- [EXERCISE OBJECTIVE] From the first line of the data below through the line bearing "var xTicks = [1, 2];", reproduce each line exactly; do not include pictures.

- [DATA]
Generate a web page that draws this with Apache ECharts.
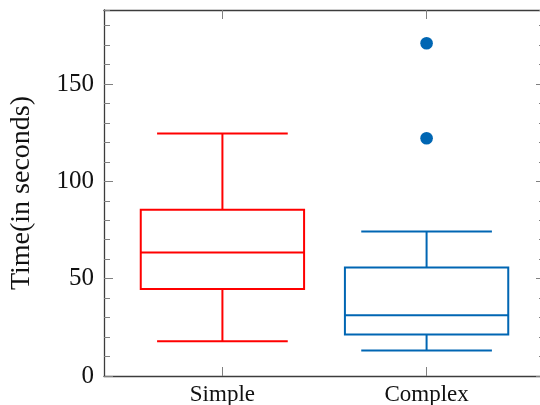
<!DOCTYPE html>
<html>
<head>
<meta charset="utf-8">
<script src="https://cdn.jsdelivr.net/npm/echarts@6/dist/echarts.min.js"></script>
<style>
  html, body { margin: 0; padding: 0; background: #ffffff; }
  #timeBoxplot { width: 540px; height: 405px; }
</style>
</head>
<body>
<div id="timeBoxplot"></div>
<script>
// box statistics per category: [min, Q1, median, Q3, max]
var categories = ["Simple", "Complex"];
var simpleBox = [17.8, 44.7, 63.4, 85.4, 124.6];
var complexBox = [13.1, 21.3, 31.2, 55.7, 74.2];
var complexOutliers = [122.1, 170.9];
var yTicks = [0, 50, 100, 150];
var xTicks = [1, 2];

var boxColors = ["#ff0000", "#0066b3"];
var FONT = '"Liberation Serif", "DejaVu Serif", serif';
var AXIS_COLOR = "#3c3c3c";
var TICK_COLOR = "#808080";

var boxData = [simpleBox, complexBox].map(function (b, i) {
  return [xTicks[i]].concat(b);
});
var outlierData = complexOutliers.map(function (v) {
  return [xTicks[1], v];
});

// box is 0.8 wide (axis units), whisker caps 0.64
function renderBox(params, api) {
  var x = api.value(0);
  var color = boxColors[params.dataIndex];
  var xc = api.coord([x, 0])[0];
  var boxL = api.coord([x - 0.4, 0])[0];
  var boxR = api.coord([x + 0.4, 0])[0];
  var capL = api.coord([x - 0.32, 0])[0];
  var capR = api.coord([x + 0.32, 0])[0];
  var y = [1, 2, 3, 4, 5].map(function (d) {
    return api.coord([x, api.value(d)])[1];
  });
  var style = { stroke: color, lineWidth: 2, fill: "none" };
  return {
    type: "group",
    children: [
      { type: "line", shape: { x1: xc, y1: y[0], x2: xc, y2: y[1] }, style: style },
      { type: "line", shape: { x1: xc, y1: y[3], x2: xc, y2: y[4] }, style: style },
      { type: "line", shape: { x1: capL, y1: y[0], x2: capR, y2: y[0] }, style: style },
      { type: "line", shape: { x1: capL, y1: y[4], x2: capR, y2: y[4] }, style: style },
      { type: "rect", shape: { x: boxL, y: y[3], width: boxR - boxL, height: y[1] - y[3] }, style: style },
      { type: "line", shape: { x1: boxL, y1: y[2], x2: boxR, y2: y[2] }, style: style }
    ]
  };
}

function xAxisDef(pos) {
  return {
    type: "value",
    position: pos,
    min: 0.42,
    max: 2.58,
    axisLine: { show: true, onZero: false, lineStyle: { color: AXIS_COLOR, width: 1.3 } },
    axisTick: { show: true, inside: true, length: 9, customValues: xTicks, lineStyle: { color: TICK_COLOR } },
    axisLabel: {
      show: pos === "bottom",
      customValues: xTicks,
      formatter: function (v) { return categories[Math.round(v) - 1]; },
      fontFamily: FONT,
      fontSize: 23,
      color: "#111111",
      margin: 7
    },
    splitLine: { show: false }
  };
}

function yAxisDef(pos, major) {
  var axis = {
    type: "value",
    position: pos,
    min: 0,
    max: 188,
    axisLine: { show: major, onZero: false, lineStyle: { color: AXIS_COLOR, width: 1.3 } },
    axisTick: { show: true, inside: true, length: major ? 9 : 6, lineStyle: { color: TICK_COLOR } },
    axisLabel: { show: false },
    splitLine: { show: false }
  };
  if (major) {
    axis.axisTick.customValues = yTicks;
    axis.axisLabel = {
      show: pos === "left",
      customValues: yTicks,
      fontFamily: FONT,
      fontSize: 25,
      color: "#111111",
      margin: 10
    };
  } else {
    axis.interval = 10;
  }
  if (major && pos === "left") {
    axis.name = "Time(in seconds)";
    axis.nameLocation = "middle";
    axis.nameGap = 68;
    axis.nameTextStyle = { fontFamily: FONT, fontSize: 28, color: "#111111" };
  }
  return axis;
}

var myChart = echarts.init(document.getElementById("timeBoxplot"));
var option = {
  animation: false,
  backgroundColor: "#ffffff",
  grid: {
    left: 104,
    top: 10,
    width: 441,
    height: 366,
    containLabel: false,
    outerBoundsMode: "none"
  },
  xAxis: [xAxisDef("bottom"), xAxisDef("top")],
  yAxis: [
    yAxisDef("left", true),
    yAxisDef("left", false),
    yAxisDef("right", true),
    yAxisDef("right", false)
  ],
  series: [
    {
      type: "custom",
      renderItem: renderBox,
      data: boxData,
      encode: { x: 0, y: [1, 2, 3, 4, 5] }
    },
    {
      type: "scatter",
      data: outlierData,
      symbol: "circle",
      symbolSize: 12.6,
      itemStyle: { color: boxColors[1], opacity: 1 }
    }
  ]
};
myChart.setOption(option);
</script>
</body>
</html>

- [TASK OUTPUT]
Generate a web page that draws this with Apache ECharts.
<!DOCTYPE html>
<html>
<head>
<meta charset="utf-8">
<script src="https://cdn.jsdelivr.net/npm/echarts@6/dist/echarts.min.js"></script>
<style>
  html, body { margin: 0; padding: 0; background: #ffffff; }
  #timeBoxplot { width: 540px; height: 405px; }
</style>
</head>
<body>
<div id="timeBoxplot"></div>
<script>
// box statistics per category: [min, Q1, median, Q3, max]
var categories = ["Simple", "Complex"];
var simpleBox = [17.8, 44.7, 63.4, 85.4, 124.6];
var complexBox = [13.1, 21.3, 31.2, 55.7, 74.2];
var complexOutliers = [122.1, 170.9];
var yTicks = [0, 50, 100, 150];
var xTicks = [1, 2];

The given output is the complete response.